Operation Total Time (1000 ops) Per Operation
PUT 2265.94 ms 2.27 ms
GET 104.14 ms 104 μs

In-Memory Checkpointer

Operation Total Time (1000 ops) Per Operation
PUT 1.40 ms 1.4 μs
GET 3.73 ms 3.7 μs

State Operations

Sustained State Updates

Simulating real LangGraph execution with continuous state updates.

Workload Steps Rust Python Speedup
Quick 1000 1.83 ms 83.98 ms 45.9x
Medium 100 0.57 ms 7.56 ms 13.2x

End-to-End Graph Simulation

Full graph execution: 20 nodes, 50 iterations with checkpointing.

Metric Value
Rust Total Time 9.11 ms
Python Total Time 25.26 ms
Speedup 2.77x

Dictionary Merge Operations

Simple Merge (1000 keys)

Implementation Time (10000 iterations)
Rust merge_dicts 1084.81 ms
Python {**a, **b} 209.94 ms

Python Wins Here

For simple dict merges, Python's built-in {**a, **b} is faster. It's implemented in C and highly optimized.

Deep Merge

Implementation Time (5000 iterations)
Rust deep_merge_dicts 62.47 ms
Python recursive 50.88 ms

LangGraph State Update

State update with message appending (100 existing messages).

Metric Value
Iterations 5,000
Total Time 7.15 ms
Per Update 1.43 μs

Caching

LLM Cache Effectiveness

Simulated LLM calls with 90% cache hit rate.

Metric Value
Without Cache 108.48 ms
With Cache 11.09 ms
Speedup 9.78x
Cache Hits 90
Cache Misses 10

Raw Cache Lookup Performance

Metric Value
Iterations 100,000
Total Time 137.90 ms
Per Lookup 1.38 μs

@cached Decorator Performance

Metric Value
Iterations 10,000
Uncached Time 44.37 ms
Cached Time 27.30 ms
Speedup 1.63x
Cache Overhead 2.73 μs/call

Channel Operations

Benchmarking RustLastValue channel update operations.

Metric Value
Iterations 100,000
Rust Total Time 31.73 ms
Python Total Time 5.12 ms
Rust Per Operation 317.29 ns
Python Per Operation 51.17 ns

Channel Operations

Python wins for individual channel operations due to PyO3 boundary overhead. The benefit comes from batch operations and avoiding repeated crossings.

Profiler Overhead

Metric Value
Iterations 10,000
Without Profiling 28.11 ms
With Profiling 44.28 ms
Overhead 16.17 ms (57.5%)
Per Operation 1.62 μs

Running Benchmarks

Generate Full Report

uv run python scripts/generate_benchmark_report.py

This updates BENCHMARK.md with current results.

Individual Benchmarks

# Rust's key advantages
uv run python scripts/benchmark_rust_strengths.py

# Complex data structure tests
uv run python scripts/benchmark_complex_structures.py

# All features
uv run python scripts/benchmark_all_features.py

# Channel operations
uv run python scripts/benchmark_rust_channels.py

Rust Benchmarks (Criterion)

cargo bench

Benchmark Environment

Results generated on:

Property Value
Python Version 3.12.3
Platform Linux 6.14.0
Machine x86_64

Results may vary on different hardware. Run benchmarks on your target environment for accurate measurements.

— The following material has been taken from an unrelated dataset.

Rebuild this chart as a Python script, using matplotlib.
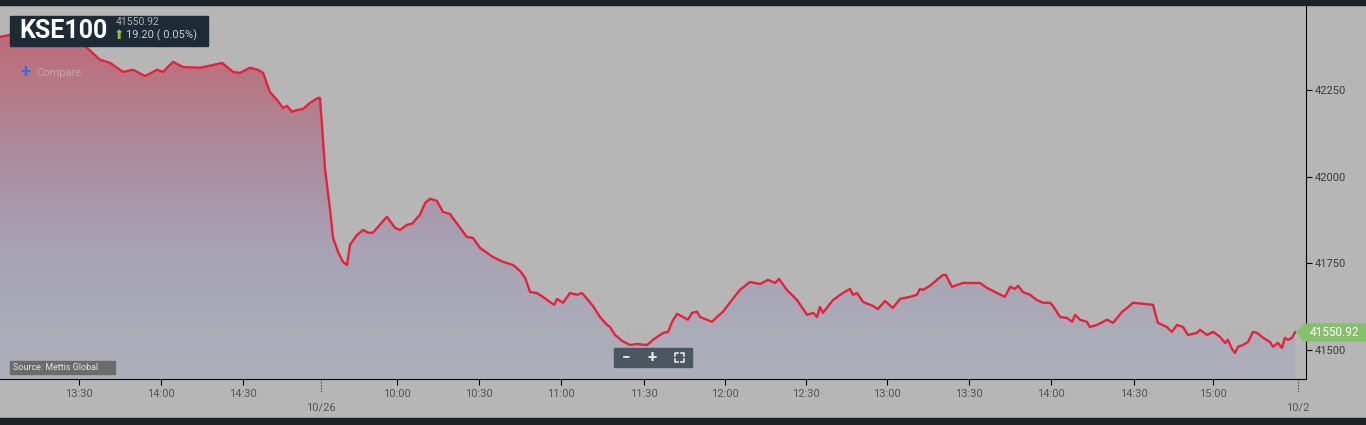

When to Use Fast-LangGraph

Based on benchmarks:

Use Rust Components For

Scenario Expected Speedup
Large state (>10KB) 100x+ for checkpoints
Many graph steps (100+) 10-50x for state updates
Repeated LLM prompts 10x with caching
Production workloads 2-3x overall

Stick with Python For

Scenario Reason
Simple dict merges Python's C implementation is faster
Single operations PyO3 boundary overhead dominates
Prototyping Simpler debugging

Interpreting Results

Variability

  • Run benchmarks multiple times for reliable results
  • First run may be slower (warm-up effects)
  • I/O operations (SQLite) have high variance

Real-World Impact

Synthetic benchmarks show maximum potential. Real-world improvement depends on:

  1. Workload characteristics - State size, operation frequency
  2. Bottleneck distribution - Where time is actually spent
  3. LLM call ratio - I/O-bound vs compute-bound

Use GraphProfiler to measure actual impact in your application.